Tuesday, April 24, 2007

Snake Eyes


Snake Eyes; Thriller, USA, 1998; D: Brian De Palma, S: Nicolas Cage, Gary Sinise, Carla Gugino, Kevin Dunn, Joel Fabiani, Mike Starr

Atlantic City during a big storm. A shady detective, Rick, got an assignment to guard the Secretary of Defense, Charles Kirkland, during a big boxing match in a arena. During the match, his colleague Kevin leaves his seat while a mysterious woman, Julia, sits next to Kirkland. At that moment, Kirkland is shot and Julia wounded. The police seals off the arena and takes 13.000 viewers to questioning. A Palestinian terrorist is soon identified as the assassin, but Julia explains Rick that his friend Kevin is actually behind everything. Namely, Kevin forged a special Air Guard defense system in order to get it financed by the military, and removed Kirkland as the only obstacle. Rick hides Julia, while Kevin commits suicide because a camera team prevented him from killing them secretly.

"Snake Eyes" is one of those films that deserved a lot more credit then they got, and sadly a large number of the critics didn't even recommend it, but failed to explain exactly why. Indeed, the movie is not flawless, it contains some contrived situations (in one sequence, Julia decides to seduce an average guy who just won in a casino and get into his apartment to hide from Rick by saying "If you don't ... I'll bet ... somebody else will!"), illogical plot holes and a solid, but thin ending, yet they are all not nearly enough of a justification to completely pan the story and ignore her virtues. Quite frankly, even the best films of all times have flaws. One of the things almost all of the critics agreed upon was the movies bravura 13 minutes opening shot filmed in De Palma's classic Steadicam: on a TV screen a female reporter is shown talking about the storm, then the camera moves on to the main protagonist, detective Rick, who jumps like a crazy lunatic expecting the boxing match. Then he travels through the corridors of the arena, catches up some guy who owes him and beats him up, makes a bet and answers a few of his phone calls. He enters the arena just as the boxing match starts and sits next to the Secretary of Defense, just as he is shot from an assassin.

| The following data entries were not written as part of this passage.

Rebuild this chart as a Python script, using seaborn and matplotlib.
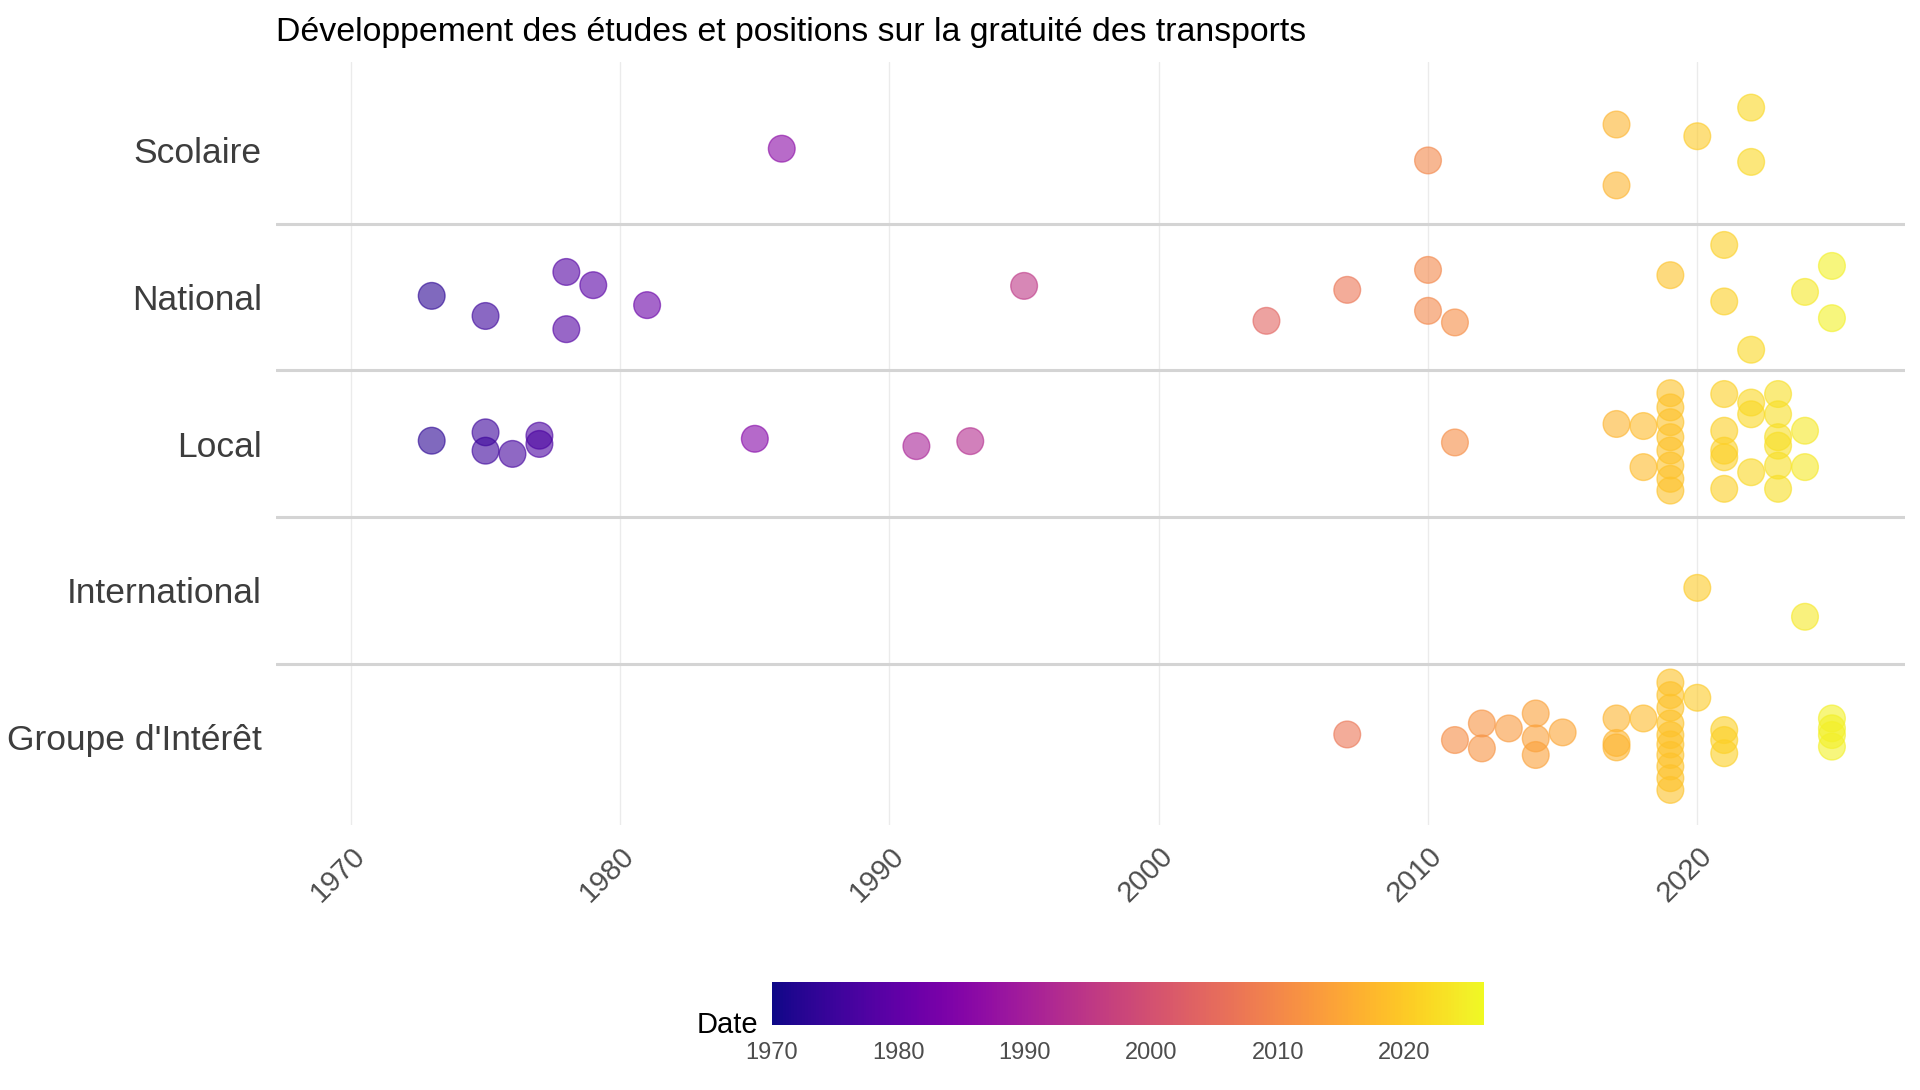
import numpy as np
import pandas as pd
import matplotlib
matplotlib.use("Agg")
import matplotlib.pyplot as plt
import seaborn as sns

# Categories, bottom to top
categories = ["Groupe d'Intérêt", "International", "Local", "National", "Scolaire"]

# Years and vertical jitter per category
scolaire_years = [1986, 2010, 2017, 2017, 2020, 2022, 2022]
scolaire_jitter = [0.01, -0.07, 0.175, -0.24, 0.095, 0.29, -0.08]

national_years = [1973, 1975, 1978, 1978, 1979, 1981, 1995, 2004, 2007, 2010,
                  2010, 2011, 2019, 2021, 2021, 2022, 2024, 2025, 2025]
national_jitter = [0.007, -0.13, 0.17, -0.22, 0.08, -0.056, 0.075, -0.163, 0.048, 0.184,
                   -0.095, -0.174, 0.148, 0.354, -0.031, -0.36, 0.034, 0.211, -0.145]

local_years = [1973, 1975, 1975, 1976, 1977, 1977, 1985, 1991, 1993, 2011,
               2017, 2018, 2018,
               2019, 2019, 2019, 2019, 2019, 2019, 2019, 2019,
               2021, 2021, 2021, 2021, 2021,
               2022, 2022, 2022,
               2023, 2023, 2023, 2023, 2023, 2023,
               2024, 2024]
local_jitter = [0.02, 0.077, -0.048, -0.07, 0.054, -0.002, 0.033, -0.017, 0.017, 0.008,
                0.134, 0.12, -0.16,
                0.344, 0.247, 0.146, 0.044, -0.047, -0.149, -0.24, -0.32,
                0.338, 0.088, -0.048, -0.093, -0.308,
                0.28, 0.2, -0.195,
                0.338, 0.2, 0.044, -0.014, -0.15, -0.308,
                0.088, -0.16]

international_years = [2020, 2024]
international_jitter = [0.017, -0.18]

groupe_years = [2007, 2011, 2012, 2012, 2013, 2014, 2014, 2014, 2015,
                2017, 2017, 2017, 2018,
                2019, 2019, 2019, 2019, 2019, 2019, 2019, 2019, 2019, 2019,
                2020, 2021, 2021, 2021,
                2025, 2025, 2025, 2025]
groupe_jitter = [0.018, -0.02, 0.093, -0.077, 0.059, 0.161, -0.009, -0.122, 0.032,
                 0.127, -0.04, -0.07, 0.127,
                 0.372, 0.286, 0.2, 0.093, 0.014, -0.05, -0.122, -0.2, -0.28, -0.36,
                 0.268, 0.048, -0.02, -0.11,
                 0.127, 0.06, 0.014, -0.065]

year_ticks = [1970, 1980, 1990, 2000, 2010, 2020]

frames = []
for cat, yrs, jit in [("Scolaire", scolaire_years, scolaire_jitter),
                      ("National", national_years, national_jitter),
                      ("Local", local_years, local_jitter),
                      ("International", international_years, international_jitter),
                      ("Groupe d'Intérêt", groupe_years, groupe_jitter)]:
    frames.append(pd.DataFrame({"categorie": cat, "annee": yrs, "jitter": jit}))
df = pd.concat(frames, ignore_index=True)
df["ypos"] = df["categorie"].map({c: i + 1 for i, c in enumerate(categories)}) + df["jitter"]

sns.set_style("white")
plt.rcParams['font.family'] = ['Liberation Sans', 'DejaVu Sans']

fig = plt.figure(figsize=(19.2, 10.9), dpi=100)
ax = fig.add_axes([0.1435, 0.243, 0.8485, 0.7])

# separators between rows
for yl in [1.5, 2.5, 3.5, 4.5]:
    ax.axhline(yl, color="#d4d4d4", linewidth=2.2, zorder=1)

vmin, vmax = 1970, 2026.3
sns.scatterplot(data=df, x="annee", y="ypos", hue="annee", palette="plasma",
                hue_norm=(vmin, vmax), s=370, alpha=0.6, edgecolor="face",
                linewidth=1.0, legend=False, ax=ax, zorder=3)

ax.set_xlim(1967.2, 2027.7)
ax.set_ylim(0.4, 5.6)
ax.set_xticks(year_ticks)
ax.set_xticklabels([str(y) for y in year_ticks], rotation=45, ha="right",
                   va="top", rotation_mode="anchor", fontsize=21, color="#4d4d4d")
ax.set_yticks(range(1, 6))
ax.set_yticklabels(categories, fontsize=25.5, color="#3d3d3d")
ax.tick_params(axis="y", length=0, pad=10)
ax.tick_params(axis="x", length=0, pad=12)
ax.grid(axis="x", color="#ebebeb", linewidth=1.0, zorder=0)
ax.grid(axis="y", visible=False)
ax.set_axisbelow(True)
for sp in ax.spines.values():
    sp.set_visible(False)
ax.set_xlabel("")
ax.set_ylabel("")

fig.text(0.1435, 0.97, "Développement des études et positions sur la gratuité des transports",
         fontsize=24.4, color="black", ha="left", va="center")

# colour bar
cax = fig.add_axes([0.402, 0.0596, 0.371, 0.0394])
sm = plt.cm.ScalarMappable(cmap="plasma", norm=plt.Normalize(vmin, vmax))
cb = fig.colorbar(sm, cax=cax, orientation="horizontal", ticks=year_ticks)
cb.outline.set_visible(False)
cax.tick_params(axis="x", direction="in", color="white", length=8, width=1.5,
                labelsize=17, labelcolor="#4d4d4d", pad=12, top=True)
fig.text(0.395, 0.047, "Date", fontsize=21, color="black", ha="right", va="bottom")

fig.savefig("out.png", dpi=100)
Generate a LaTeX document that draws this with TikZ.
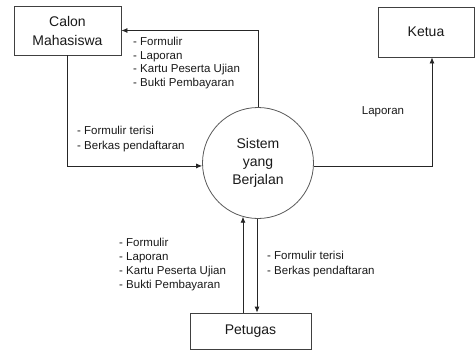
\documentclass[tikz,border=0pt]{standalone}
\usepackage{fontspec}
\setmainfont{Liberation Sans}
\usetikzlibrary{arrows.meta,shapes.geometric}
\begin{document}
\begin{tikzpicture}[x=1pt,y=-1pt,
  entity/.style={draw=black!75,line width=0.8pt,rectangle,inner sep=0pt,align=center,
    font=\fontsize{14}{19}\selectfont,text=black!90},
  proc/.style={draw=black!65,line width=0.8pt,circle,minimum size=111pt,inner sep=0pt,align=center,
    font=\fontsize{14}{18}\selectfont,text=black!90},
  flow/.style={line width=0.8pt,draw=black!85,-{Latex[length=6pt,width=5pt]}},
  lbl/.style={anchor=west,align=left,inner sep=0pt,text=black!90}
]
\path[use as bounding box] (0,0) rectangle (475,351);

\node[entity,minimum width=107pt,minimum height=49pt] (calon) at (67.5,30.5) {Calon\\Mahasiswa};
\node[entity,minimum width=96pt,minimum height=50pt] (ketua) at (426,32) {Ketua};
\node[entity,minimum width=121pt,minimum height=36pt] (pet) at (250.5,331) {Petugas};
\node[proc] (sys) at (258,163) {Sistem\\yang\\Berjalan};

% flows
\draw[flow] (sys.north) |- (calon.east);
\draw[flow] (calon.south) |- (sys.183);
\draw[flow] (sys.-3) -| ([xshift=6pt]ketua.south);
\draw[flow] ([xshift=-7.5pt]pet.north) -- ([xshift=-7.5pt]pet.north |- sys.254);
\draw[flow] (sys.269) -- (sys.269 |- pet.north);

% labels
\node[lbl,font=\fontsize{11.5}{13.4}\selectfont] (l1) at (133,63)
  {- Formulir\\- Laporan\\- Kartu Peserta Ujian\\- Bukti Pembayaran};
\node[lbl,font=\fontsize{11.5}{15}\selectfont] (l2) at (77,139.5)
  {- Formulir terisi\\- Berkas pendaftaran};
\node[lbl,font=\fontsize{11.5}{13.7}\selectfont] (l3) at (119,264.5)
  {- Formulir\\- Laporan\\- Kartu Peserta Ujian\\- Bukti Pembayaran};
\node[lbl,font=\fontsize{11.5}{15}\selectfont] (l4) at (267,264.5)
  {- Formulir terisi\\- Berkas pendaftaran};
\node[font=\fontsize{11.5}{13}\selectfont,text=black!90,inner sep=0pt] (l5) at (383,112) {Laporan};
\end{tikzpicture}
\end{document}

Then the film shifts into the normal tone, equipped with standard shots and editing, but that doesn't mean the authors forgot how to intrigue and make it appealing. By switching the narrative presentation on a different level, "Snake Eyes" also presented the characters in a different perspective - although Rick seemed like a stupid, primitive sleaze ball at first, he ended up being an honest, noble and moral cop, while his elitist colleague Kevin ended up being corrupt, evil and rotten. The whole who-did-it conspiracy plot was already done in previous films, but in this edition it still remained powerful thanks to an interesting visual style, crime atmosphere with a measure, unusual setting inside a boxing arena and the good old fashioned story building. Maybe the critics should have simply confessed the movie was an impressive exercise instead of inventing flaws that are not there.